* **The request**: Nothing after the line with "plt.rcParams['mathtext.fontset'] = 'stix'" belongs in the copy; extract the lines below from the top through that line, pictures left out.

((

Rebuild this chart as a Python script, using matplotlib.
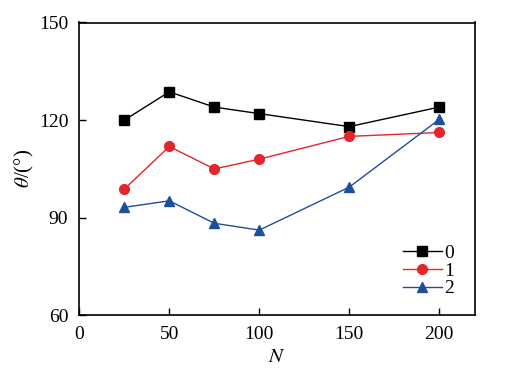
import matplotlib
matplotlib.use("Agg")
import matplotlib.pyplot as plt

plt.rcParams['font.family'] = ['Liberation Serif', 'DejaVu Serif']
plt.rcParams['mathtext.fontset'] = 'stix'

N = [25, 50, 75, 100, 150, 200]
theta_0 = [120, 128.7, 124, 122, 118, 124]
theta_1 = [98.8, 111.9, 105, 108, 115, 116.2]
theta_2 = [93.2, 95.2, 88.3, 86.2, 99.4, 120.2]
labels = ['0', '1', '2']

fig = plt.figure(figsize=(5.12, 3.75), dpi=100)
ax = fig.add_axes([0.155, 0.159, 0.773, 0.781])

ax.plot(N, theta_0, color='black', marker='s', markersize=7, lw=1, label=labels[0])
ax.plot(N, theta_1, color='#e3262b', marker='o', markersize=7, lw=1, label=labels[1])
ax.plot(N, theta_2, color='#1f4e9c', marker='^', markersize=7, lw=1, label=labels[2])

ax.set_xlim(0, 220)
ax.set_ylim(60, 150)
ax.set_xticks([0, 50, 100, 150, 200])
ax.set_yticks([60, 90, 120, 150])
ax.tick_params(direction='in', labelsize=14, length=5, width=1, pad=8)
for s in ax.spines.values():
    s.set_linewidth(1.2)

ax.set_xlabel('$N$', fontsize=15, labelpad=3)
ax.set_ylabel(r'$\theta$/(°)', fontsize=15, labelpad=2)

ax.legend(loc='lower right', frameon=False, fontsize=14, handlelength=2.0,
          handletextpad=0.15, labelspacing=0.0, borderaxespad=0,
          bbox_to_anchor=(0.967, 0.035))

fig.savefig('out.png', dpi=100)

))

* **Task solution**:
Rebuild this chart as a Python script, using matplotlib.
import matplotlib
matplotlib.use("Agg")
import matplotlib.pyplot as plt

plt.rcParams['font.family'] = ['Liberation Serif', 'DejaVu Serif']
plt.rcParams['mathtext.fontset'] = 'stix'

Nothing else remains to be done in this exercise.